Friday, March 2, 2012

Charley Waddall

In 1771, this naval seaman was found to be a woman as she was being stripped for a flogging.

 Colonist, Volume XXVII, Issue 4355, 22 January 1886, Page 4
WOMEN WHO HAVE BECOME SAILORS.

In the reign of George III. an Irishwoman named Hannah Whitney served for five years in the Royal British Navy, and kept her secret so well that she was not known to be a woman until she retired from the service.
     A few years later, a young Yorkshire girl walked from Hull to London in search of her lover. She found him enlisted on His Majesty's man-of-war Oxford, and thereupon she donned a sailor's suit, assumed the name of Charley Waddell, and enlisted on the same ship. Her lover, not being as faithful to her as she to him, deserted the ship, and in attempting to follow his example she was arrested and her sex discovered. The officers raised a contribution for her, and she was dismissed from the service and sent home.
     In 1802, a Mrs. Cola became somewhat famous by serving on board a man of war as a common sailor. She afterwards resumed her proper attire and opened a coffee house for sailors.
     In 1800, a girl of 15 tried to ship at London on board a South Sea whaler, and being refused, she put on boy's clothes, hired herself to a waterman, and became very skilful in rowing.

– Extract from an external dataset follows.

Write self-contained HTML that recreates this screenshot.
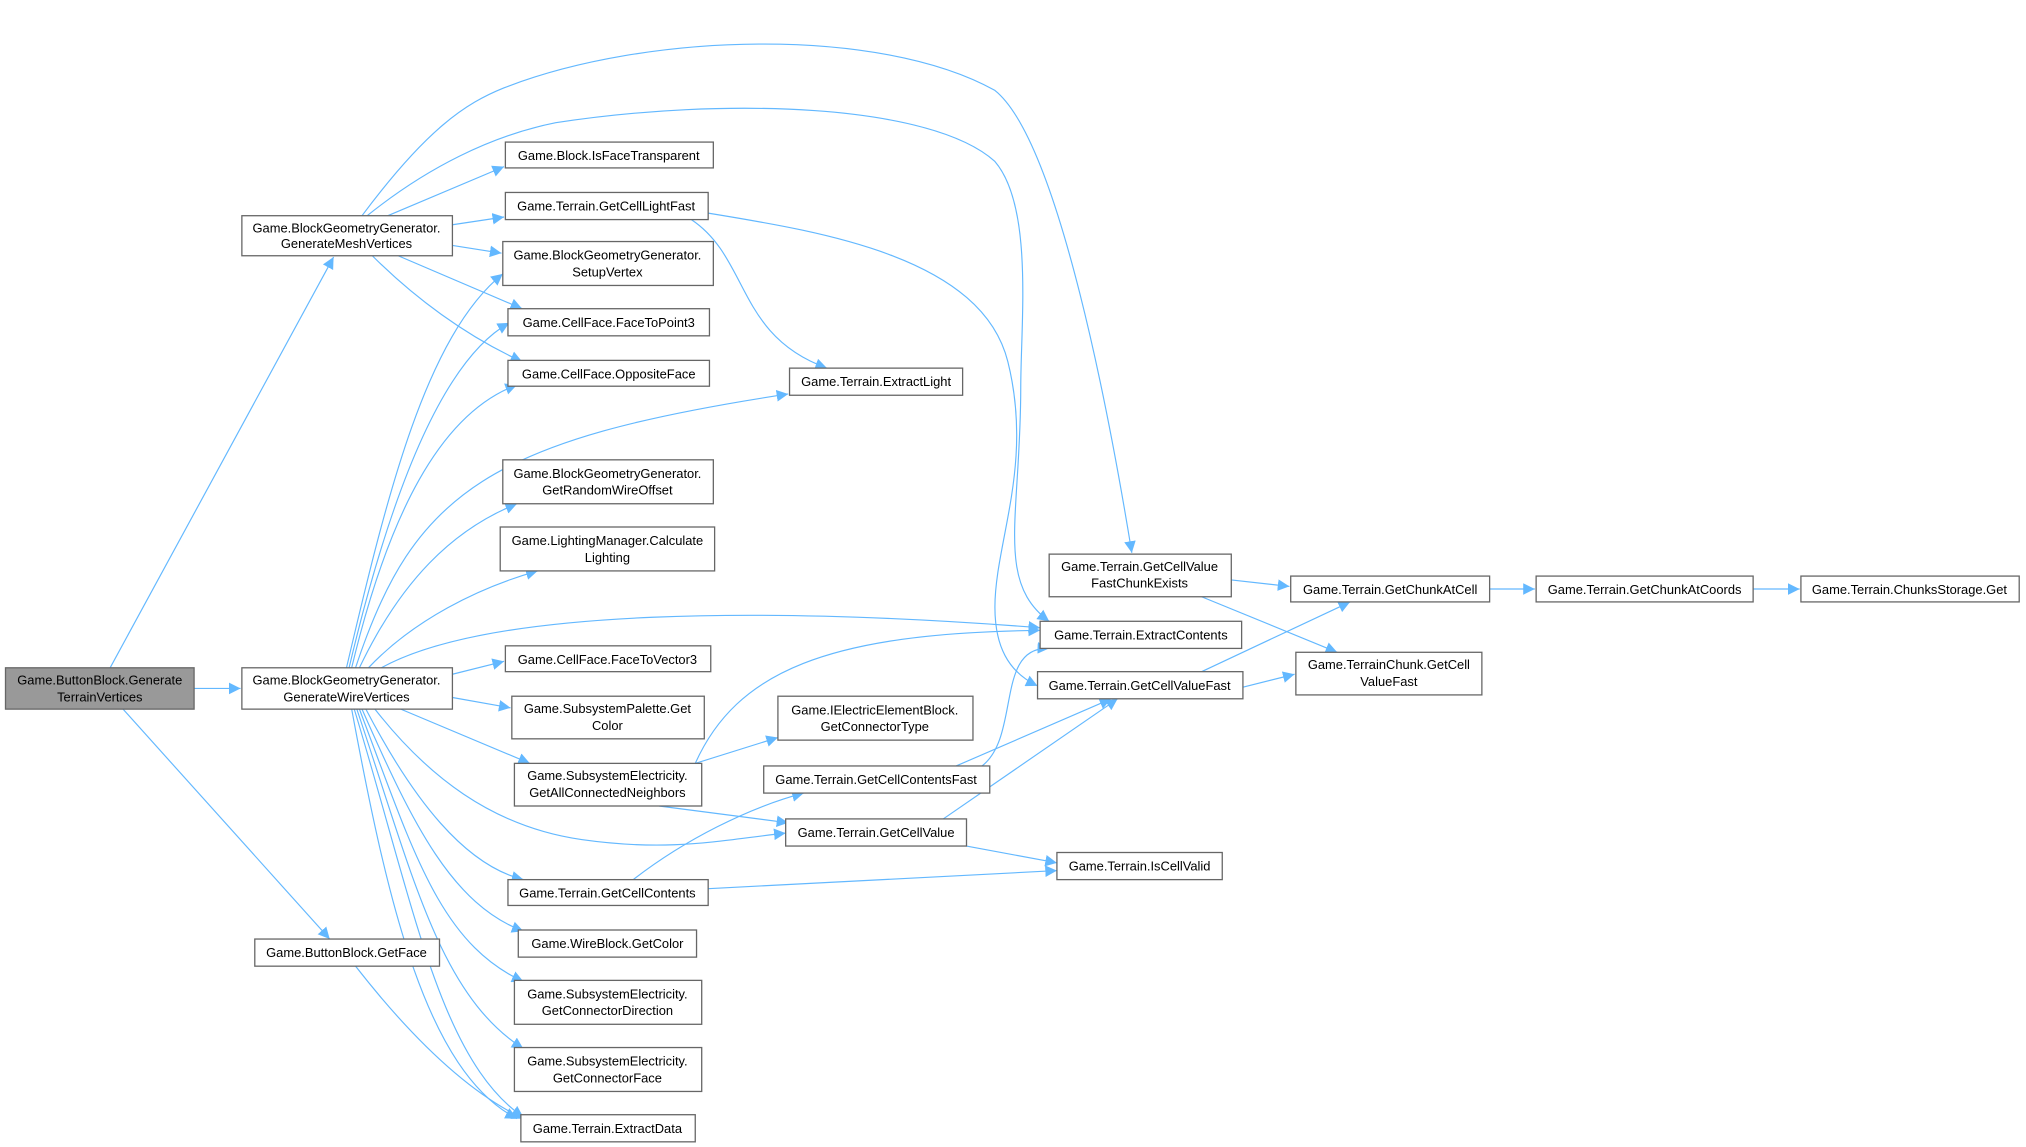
<!DOCTYPE html>
<html><head><meta charset="utf-8"><style>
html,body{margin:0;padding:0;background:#fff;}
svg{display:block;}
text{font-family:"Liberation Sans",Arial,sans-serif;font-size:10px;fill:#000;text-anchor:middle;}
.n{fill:#fff;stroke:#666;stroke-width:1;}
.e{fill:none;stroke:#63b8ff;stroke-width:0.9;}
</style></head><body>
<svg width="2026" height="1147" viewBox="0 0 1568 888" xmlns="http://www.w3.org/2000/svg">
<defs><marker id="a" viewBox="0 0 10 10" refX="10" refY="5" markerWidth="9" markerHeight="9" markerUnits="userSpaceOnUse" orient="auto"><path d="M0,0 L10,5 L0,10 z" fill="#63b8ff"/></marker></defs>
<g class="e" marker-end="url(#a)">
<path d="M85,517 L258,199"/>
<path d="M150,533 L186,533"/>
<path d="M95,549 L255,727"/>
<path d="M280,167 C330,100 360,80 390,68 C500,25 680,20 770,70 C820,110 860,330 876,428"/>
<path d="M284,167 C330,130 380,105 430,95 C560,75 720,80 770,125 C800,160 790,250 790,300 C790,400 770,450 812,481"/>
<path d="M300,167 L390,129"/>
<path d="M350,174 L390,168"/>
<path d="M350,190 L388,196"/>
<path d="M308,198 L404,239"/>
<path d="M288,198 C320,230 360,260 404,280"/>
<path d="M535,170 C580,200 570,260 640,285"/>
<path d="M548,165 C640,180 760,200 780,280 C800,360 770,420 770,470 C770,500 780,520 803,531"/>
<path d="M268,517 C300,380 330,260 389,212"/>
<path d="M270,517 C300,390 340,280 394,250"/>
<path d="M272,517 C300,400 340,320 400,298"/>
<path d="M275,517 C320,380 380,340 610,305"/>
<path d="M278,517 C310,450 350,410 400,390"/>
<path d="M285,517 C320,480 370,455 416,442"/>
<path d="M295,517 C380,470 600,470 805,486"/>
<path d="M350,522 L390,512"/>
<path d="M350,540 L395,548"/>
<path d="M310,549 L410,591"/>
<path d="M290,549 C330,600 380,640 450,650 C520,660 560,650 608,645"/>
<path d="M283,549 C320,620 360,670 405,681"/>
<path d="M280,549 C320,640 350,700 405,721"/>
<path d="M278,549 C320,660 340,730 405,760"/>
<path d="M276,549 C320,680 340,770 405,812"/>
<path d="M274,549 C320,700 340,820 405,865"/>
<path d="M272,549 C300,700 330,830 400,866"/>
<path d="M275,748 C300,780 350,840 405,866"/>
<path d="M538,591 L602,571"/>
<path d="M538,591 C570,520 640,490 805,488"/>
<path d="M510,624 L610,637"/>
<path d="M490,681 C530,650 580,625 622,614"/>
<path d="M548,688 L818,674"/>
<path d="M760,593 C790,570 770,500 812,502"/>
<path d="M740,593 L860,541"/>
<path d="M730,634 L865,541"/>
<path d="M748,655 L818,668"/>
<path d="M953,449 L998,454"/>
<path d="M930,462 L1035,505"/>
<path d="M930,520 L1045,466"/>
<path d="M962,532 L1002,522"/>
<path d="M1153,456 L1188,456"/>
<path d="M1357,456 L1393,456"/>
</g>
<rect x="4" y="517" width="146" height="32" fill="#999" stroke="#666"/>
<text x="77" y="530">Game.ButtonBlock.Generate</text><text x="77" y="543">TerrainVertices</text>
<rect class="n" x="187" y="167" width="163" height="31"/><text x="268" y="180">Game.BlockGeometryGenerator.</text><text x="268" y="192">GenerateMeshVertices</text>
<rect class="n" x="187" y="517" width="163" height="32"/><text x="268" y="530">Game.BlockGeometryGenerator.</text><text x="268" y="543">GenerateWireVertices</text>
<rect class="n" x="197" y="727" width="143" height="21"/><text x="268" y="741">Game.ButtonBlock.GetFace</text>
<rect class="n" x="391" y="110" width="161" height="20"/><text x="471" y="124">Game.Block.IsFaceTransparent</text>
<rect class="n" x="391" y="149" width="157" height="21"/><text x="469" y="163">Game.Terrain.GetCellLightFast</text>
<rect class="n" x="389" y="187" width="163" height="34"/><text x="470" y="201">Game.BlockGeometryGenerator.</text><text x="470" y="214">SetupVertex</text>
<rect class="n" x="393" y="239" width="156" height="21"/><text x="471" y="253">Game.CellFace.FaceToPoint3</text>
<rect class="n" x="393" y="279" width="156" height="20"/><text x="471" y="293">Game.CellFace.OppositeFace</text>
<rect class="n" x="611" y="285" width="134" height="21"/><text x="678" y="299">Game.Terrain.ExtractLight</text>
<rect class="n" x="389" y="356" width="163" height="34"/><text x="470" y="370">Game.BlockGeometryGenerator.</text><text x="470" y="383">GetRandomWireOffset</text>
<rect class="n" x="387" y="408" width="166" height="34"/><text x="470" y="422">Game.LightingManager.Calculate</text><text x="470" y="435">Lighting</text>
<rect class="n" x="391" y="500" width="159" height="20"/><text x="470" y="514">Game.CellFace.FaceToVector3</text>
<rect class="n" x="396" y="539" width="149" height="33"/><text x="470" y="552">Game.SubsystemPalette.Get</text><text x="470" y="565">Color</text>
<rect class="n" x="398" y="591" width="145" height="33"/><text x="470" y="604">Game.SubsystemElectricity.</text><text x="470" y="617">GetAllConnectedNeighbors</text>
<rect class="n" x="393" y="681" width="155" height="20"/><text x="470" y="695">Game.Terrain.GetCellContents</text>
<rect class="n" x="401" y="720" width="138" height="21"/><text x="470" y="734">Game.WireBlock.GetColor</text>
<rect class="n" x="398" y="759" width="145" height="34"/><text x="470" y="773">Game.SubsystemElectricity.</text><text x="470" y="786">GetConnectorDirection</text>
<rect class="n" x="398" y="811" width="145" height="34"/><text x="470" y="825">Game.SubsystemElectricity.</text><text x="470" y="838">GetConnectorFace</text>
<rect class="n" x="403" y="863" width="135" height="21"/><text x="470" y="877">Game.Terrain.ExtractData</text>
<rect class="n" x="602" y="539" width="151" height="34"/><text x="677" y="553">Game.IElectricElementBlock.</text><text x="677" y="566">GetConnectorType</text>
<rect class="n" x="591" y="593" width="175" height="21"/><text x="678" y="607">Game.Terrain.GetCellContentsFast</text>
<rect class="n" x="608" y="634" width="140" height="21"/><text x="678" y="648">Game.Terrain.GetCellValue</text>
<rect class="n" x="812" y="429" width="141" height="33"/><text x="882" y="442">Game.Terrain.GetCellValue</text><text x="882" y="455">FastChunkExists</text>
<rect class="n" x="805" y="481" width="156" height="21"/><text x="883" y="495">Game.Terrain.ExtractContents</text>
<rect class="n" x="803" y="520" width="159" height="21"/><text x="882" y="534">Game.Terrain.GetCellValueFast</text>
<rect class="n" x="818" y="660" width="128" height="21"/><text x="882" y="674">Game.Terrain.IsCellValid</text>
<rect class="n" x="999" y="446" width="154" height="20"/><text x="1076" y="460">Game.Terrain.GetChunkAtCell</text>
<rect class="n" x="1003" y="505" width="144" height="33"/><text x="1075" y="518">Game.TerrainChunk.GetCell</text><text x="1075" y="531">ValueFast</text>
<rect class="n" x="1189" y="446" width="168" height="20"/><text x="1273" y="460">Game.Terrain.GetChunkAtCoords</text>
<rect class="n" x="1394" y="446" width="169" height="20"/><text x="1478" y="460">Game.Terrain.ChunksStorage.Get</text>
</svg>
</body></html>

She did not learn to swim, however, and one day the boat capsizing, she was nearly drowned. In this crisis her sex was discovered, and she ceased to be "jolly young waterman," and became a dometic servant in her proper apparel.
     Another girl, aged 14, named Elizabeth Bowden, being left an orphan, went up to London in 1807 from a village in Cornwall, in search of employment. She, did not succeed in finding such work as she desired, and putting on male attire, she walked to Falmouth, and enlisted as "boy" on board his Majesty's ship of war Hazand, and did good service aloft and beowv Her sex was finally discovered, however, and by the kindness of the officers the poor girl was placed in a proper position.
     Still another, named Rebecca Ann Johnston, had a cruel father, who dressed her as a boy when she was 18 years of age and apprenticed her to a collier ship where she served for lour years.
     In 1814, when the British war vessel Queen Charlotte was being paid off, a negro woman was found among the crew, who had served eleven years under the name of William Brown, and had become so expert a sailor that she was promoted to the captain of the foretop. She had all the peculiarities of a good sailor, and had kept her secret so well that none suspected her real sex.